Directive =
Working from the top of the listing below, retype each line through the line containing "0.127, 0.123, 0.117];", both included, with no pictures.

+===+

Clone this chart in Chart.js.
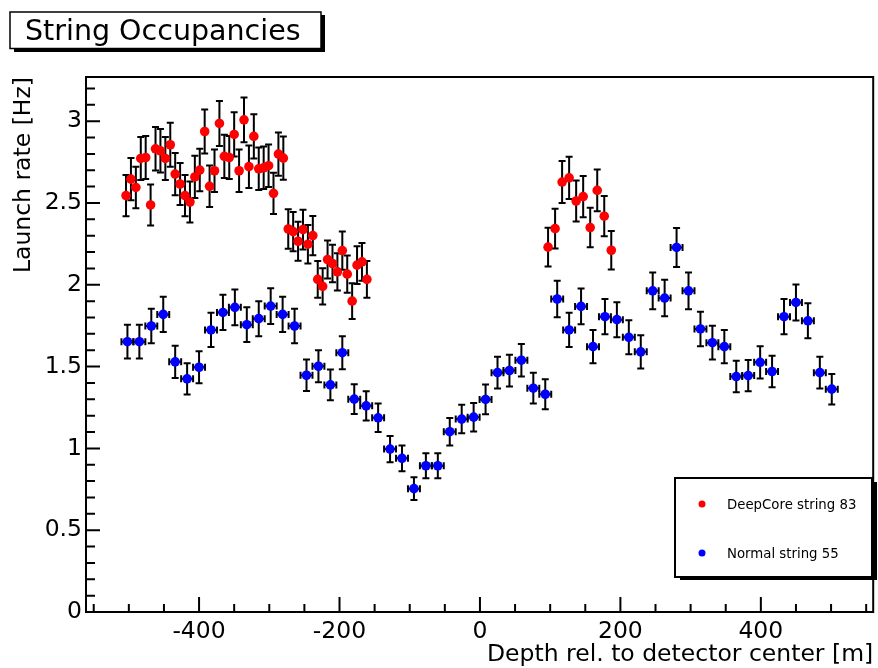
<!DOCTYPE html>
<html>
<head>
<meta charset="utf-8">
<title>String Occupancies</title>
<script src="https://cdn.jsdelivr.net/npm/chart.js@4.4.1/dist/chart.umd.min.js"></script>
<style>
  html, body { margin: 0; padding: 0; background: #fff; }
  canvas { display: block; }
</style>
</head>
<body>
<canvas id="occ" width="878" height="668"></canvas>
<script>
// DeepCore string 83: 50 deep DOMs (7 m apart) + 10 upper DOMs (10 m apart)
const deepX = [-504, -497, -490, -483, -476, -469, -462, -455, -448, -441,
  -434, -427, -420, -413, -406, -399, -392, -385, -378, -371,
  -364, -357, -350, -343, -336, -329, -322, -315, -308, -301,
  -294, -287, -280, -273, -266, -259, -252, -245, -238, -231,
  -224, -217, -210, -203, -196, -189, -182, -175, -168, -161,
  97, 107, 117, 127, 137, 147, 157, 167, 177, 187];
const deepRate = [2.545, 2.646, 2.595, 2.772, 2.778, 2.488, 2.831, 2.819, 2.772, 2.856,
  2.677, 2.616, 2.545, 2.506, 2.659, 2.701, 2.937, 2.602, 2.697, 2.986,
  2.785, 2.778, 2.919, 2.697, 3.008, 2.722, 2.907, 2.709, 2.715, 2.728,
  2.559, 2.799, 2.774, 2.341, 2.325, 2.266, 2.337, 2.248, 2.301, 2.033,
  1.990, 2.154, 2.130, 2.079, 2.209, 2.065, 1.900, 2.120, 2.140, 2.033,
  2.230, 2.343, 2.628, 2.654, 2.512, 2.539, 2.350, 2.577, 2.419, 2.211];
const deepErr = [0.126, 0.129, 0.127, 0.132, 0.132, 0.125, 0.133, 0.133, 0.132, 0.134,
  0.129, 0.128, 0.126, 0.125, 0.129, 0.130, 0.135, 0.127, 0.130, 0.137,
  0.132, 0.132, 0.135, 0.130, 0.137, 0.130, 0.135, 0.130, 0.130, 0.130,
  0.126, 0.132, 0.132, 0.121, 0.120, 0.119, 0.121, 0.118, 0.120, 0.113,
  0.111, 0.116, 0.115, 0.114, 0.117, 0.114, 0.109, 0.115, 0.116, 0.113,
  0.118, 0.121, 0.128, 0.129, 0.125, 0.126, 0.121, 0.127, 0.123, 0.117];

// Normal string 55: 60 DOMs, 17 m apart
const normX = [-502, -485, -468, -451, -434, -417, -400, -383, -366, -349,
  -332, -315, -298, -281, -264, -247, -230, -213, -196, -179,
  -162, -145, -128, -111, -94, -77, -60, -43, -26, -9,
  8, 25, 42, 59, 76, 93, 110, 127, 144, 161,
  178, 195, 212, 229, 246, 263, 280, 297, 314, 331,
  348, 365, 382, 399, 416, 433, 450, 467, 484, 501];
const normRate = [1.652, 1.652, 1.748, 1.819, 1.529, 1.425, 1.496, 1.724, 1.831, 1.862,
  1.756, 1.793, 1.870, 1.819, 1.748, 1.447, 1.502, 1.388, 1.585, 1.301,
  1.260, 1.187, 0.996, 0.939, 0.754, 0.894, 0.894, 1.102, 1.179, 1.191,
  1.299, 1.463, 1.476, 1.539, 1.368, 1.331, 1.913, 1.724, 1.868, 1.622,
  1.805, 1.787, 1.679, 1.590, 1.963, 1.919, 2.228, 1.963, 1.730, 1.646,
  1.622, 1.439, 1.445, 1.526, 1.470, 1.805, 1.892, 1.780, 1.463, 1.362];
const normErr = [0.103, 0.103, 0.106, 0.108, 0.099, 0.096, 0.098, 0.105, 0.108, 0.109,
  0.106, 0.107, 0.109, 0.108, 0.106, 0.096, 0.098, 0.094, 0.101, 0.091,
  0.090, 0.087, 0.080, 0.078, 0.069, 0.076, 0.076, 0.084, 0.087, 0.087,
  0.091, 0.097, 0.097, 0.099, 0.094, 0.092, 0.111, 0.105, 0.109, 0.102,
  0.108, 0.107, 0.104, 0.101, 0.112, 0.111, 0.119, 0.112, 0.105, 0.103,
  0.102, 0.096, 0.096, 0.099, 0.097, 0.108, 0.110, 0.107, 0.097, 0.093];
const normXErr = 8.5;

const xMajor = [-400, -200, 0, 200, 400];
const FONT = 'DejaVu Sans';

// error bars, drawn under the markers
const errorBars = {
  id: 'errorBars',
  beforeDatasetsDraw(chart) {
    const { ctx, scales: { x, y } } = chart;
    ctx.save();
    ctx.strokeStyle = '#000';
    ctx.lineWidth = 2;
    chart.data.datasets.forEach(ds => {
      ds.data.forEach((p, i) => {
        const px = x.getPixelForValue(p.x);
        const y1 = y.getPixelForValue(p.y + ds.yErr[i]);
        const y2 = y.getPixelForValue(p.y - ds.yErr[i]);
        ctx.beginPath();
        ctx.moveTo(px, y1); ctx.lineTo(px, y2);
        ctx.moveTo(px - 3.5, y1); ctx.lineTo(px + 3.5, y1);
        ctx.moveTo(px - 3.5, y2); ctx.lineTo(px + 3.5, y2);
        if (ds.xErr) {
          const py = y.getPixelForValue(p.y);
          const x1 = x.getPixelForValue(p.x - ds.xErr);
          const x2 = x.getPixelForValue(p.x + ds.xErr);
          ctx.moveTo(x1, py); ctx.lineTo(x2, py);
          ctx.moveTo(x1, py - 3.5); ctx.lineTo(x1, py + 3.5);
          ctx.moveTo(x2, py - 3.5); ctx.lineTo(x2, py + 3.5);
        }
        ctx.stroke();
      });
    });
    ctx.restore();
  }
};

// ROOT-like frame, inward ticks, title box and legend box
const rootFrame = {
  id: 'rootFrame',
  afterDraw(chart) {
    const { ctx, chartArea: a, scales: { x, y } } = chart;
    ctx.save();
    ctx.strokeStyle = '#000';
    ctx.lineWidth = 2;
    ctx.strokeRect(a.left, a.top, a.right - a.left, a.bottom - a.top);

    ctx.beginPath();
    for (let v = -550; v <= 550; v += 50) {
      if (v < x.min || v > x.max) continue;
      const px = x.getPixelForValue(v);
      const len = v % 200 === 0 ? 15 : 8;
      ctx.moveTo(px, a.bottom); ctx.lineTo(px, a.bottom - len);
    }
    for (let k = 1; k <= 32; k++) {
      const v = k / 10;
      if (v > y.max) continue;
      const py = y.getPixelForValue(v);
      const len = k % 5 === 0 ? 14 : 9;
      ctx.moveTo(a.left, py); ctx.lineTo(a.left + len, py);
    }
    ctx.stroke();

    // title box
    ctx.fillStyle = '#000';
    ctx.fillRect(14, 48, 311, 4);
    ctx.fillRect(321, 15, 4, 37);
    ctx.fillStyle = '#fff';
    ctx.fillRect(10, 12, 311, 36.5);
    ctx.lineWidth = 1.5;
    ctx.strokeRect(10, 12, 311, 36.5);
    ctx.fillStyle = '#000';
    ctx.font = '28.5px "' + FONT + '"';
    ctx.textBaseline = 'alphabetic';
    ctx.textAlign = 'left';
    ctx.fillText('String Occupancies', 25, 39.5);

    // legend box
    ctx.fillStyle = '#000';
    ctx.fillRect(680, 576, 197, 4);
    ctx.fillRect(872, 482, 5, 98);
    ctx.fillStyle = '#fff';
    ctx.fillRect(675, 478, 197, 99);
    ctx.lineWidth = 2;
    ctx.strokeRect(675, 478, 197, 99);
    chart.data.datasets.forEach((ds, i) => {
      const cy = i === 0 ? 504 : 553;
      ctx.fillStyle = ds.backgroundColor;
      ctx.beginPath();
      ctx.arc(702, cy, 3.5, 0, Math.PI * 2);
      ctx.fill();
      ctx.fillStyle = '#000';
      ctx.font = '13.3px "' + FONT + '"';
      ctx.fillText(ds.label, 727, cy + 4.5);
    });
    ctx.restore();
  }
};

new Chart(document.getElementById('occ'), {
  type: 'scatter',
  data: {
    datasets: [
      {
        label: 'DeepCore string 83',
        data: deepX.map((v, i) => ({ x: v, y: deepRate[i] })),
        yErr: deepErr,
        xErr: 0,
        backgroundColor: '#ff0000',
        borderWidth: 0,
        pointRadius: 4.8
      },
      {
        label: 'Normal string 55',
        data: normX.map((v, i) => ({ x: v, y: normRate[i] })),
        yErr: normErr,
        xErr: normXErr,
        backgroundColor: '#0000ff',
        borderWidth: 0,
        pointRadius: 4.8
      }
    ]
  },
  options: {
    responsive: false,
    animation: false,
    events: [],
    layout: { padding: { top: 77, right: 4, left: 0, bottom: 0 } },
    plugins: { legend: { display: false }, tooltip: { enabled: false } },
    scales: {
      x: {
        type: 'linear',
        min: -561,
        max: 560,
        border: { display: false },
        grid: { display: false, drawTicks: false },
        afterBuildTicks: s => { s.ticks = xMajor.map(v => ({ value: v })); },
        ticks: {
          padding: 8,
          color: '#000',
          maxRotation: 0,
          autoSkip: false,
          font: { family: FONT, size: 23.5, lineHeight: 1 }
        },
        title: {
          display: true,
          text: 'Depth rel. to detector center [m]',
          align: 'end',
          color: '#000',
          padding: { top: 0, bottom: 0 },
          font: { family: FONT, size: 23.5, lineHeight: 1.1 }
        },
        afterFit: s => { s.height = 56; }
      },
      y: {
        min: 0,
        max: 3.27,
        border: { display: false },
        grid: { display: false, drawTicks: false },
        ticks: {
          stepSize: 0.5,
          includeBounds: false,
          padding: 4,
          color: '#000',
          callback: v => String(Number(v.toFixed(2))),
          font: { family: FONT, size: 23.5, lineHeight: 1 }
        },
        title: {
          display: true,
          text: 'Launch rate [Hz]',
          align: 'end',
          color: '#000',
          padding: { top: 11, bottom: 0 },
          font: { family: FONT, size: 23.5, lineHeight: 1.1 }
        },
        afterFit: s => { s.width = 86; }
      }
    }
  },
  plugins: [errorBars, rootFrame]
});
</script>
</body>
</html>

+===+

Solution to this problem =
Clone this chart in Chart.js.
<!DOCTYPE html>
<html>
<head>
<meta charset="utf-8">
<title>String Occupancies</title>
<script src="https://cdn.jsdelivr.net/npm/chart.js@4.4.1/dist/chart.umd.min.js"></script>
<style>
  html, body { margin: 0; padding: 0; background: #fff; }
  canvas { display: block; }
</style>
</head>
<body>
<canvas id="occ" width="878" height="668"></canvas>
<script>
// DeepCore string 83: 50 deep DOMs (7 m apart) + 10 upper DOMs (10 m apart)
const deepX = [-504, -497, -490, -483, -476, -469, -462, -455, -448, -441,
  -434, -427, -420, -413, -406, -399, -392, -385, -378, -371,
  -364, -357, -350, -343, -336, -329, -322, -315, -308, -301,
  -294, -287, -280, -273, -266, -259, -252, -245, -238, -231,
  -224, -217, -210, -203, -196, -189, -182, -175, -168, -161,
  97, 107, 117, 127, 137, 147, 157, 167, 177, 187];
const deepRate = [2.545, 2.646, 2.595, 2.772, 2.778, 2.488, 2.831, 2.819, 2.772, 2.856,
  2.677, 2.616, 2.545, 2.506, 2.659, 2.701, 2.937, 2.602, 2.697, 2.986,
  2.785, 2.778, 2.919, 2.697, 3.008, 2.722, 2.907, 2.709, 2.715, 2.728,
  2.559, 2.799, 2.774, 2.341, 2.325, 2.266, 2.337, 2.248, 2.301, 2.033,
  1.990, 2.154, 2.130, 2.079, 2.209, 2.065, 1.900, 2.120, 2.140, 2.033,
  2.230, 2.343, 2.628, 2.654, 2.512, 2.539, 2.350, 2.577, 2.419, 2.211];
const deepErr = [0.126, 0.129, 0.127, 0.132, 0.132, 0.125, 0.133, 0.133, 0.132, 0.134,
  0.129, 0.128, 0.126, 0.125, 0.129, 0.130, 0.135, 0.127, 0.130, 0.137,
  0.132, 0.132, 0.135, 0.130, 0.137, 0.130, 0.135, 0.130, 0.130, 0.130,
  0.126, 0.132, 0.132, 0.121, 0.120, 0.119, 0.121, 0.118, 0.120, 0.113,
  0.111, 0.116, 0.115, 0.114, 0.117, 0.114, 0.109, 0.115, 0.116, 0.113,
  0.118, 0.121, 0.128, 0.129, 0.125, 0.126, 0.121, 0.127, 0.123, 0.117];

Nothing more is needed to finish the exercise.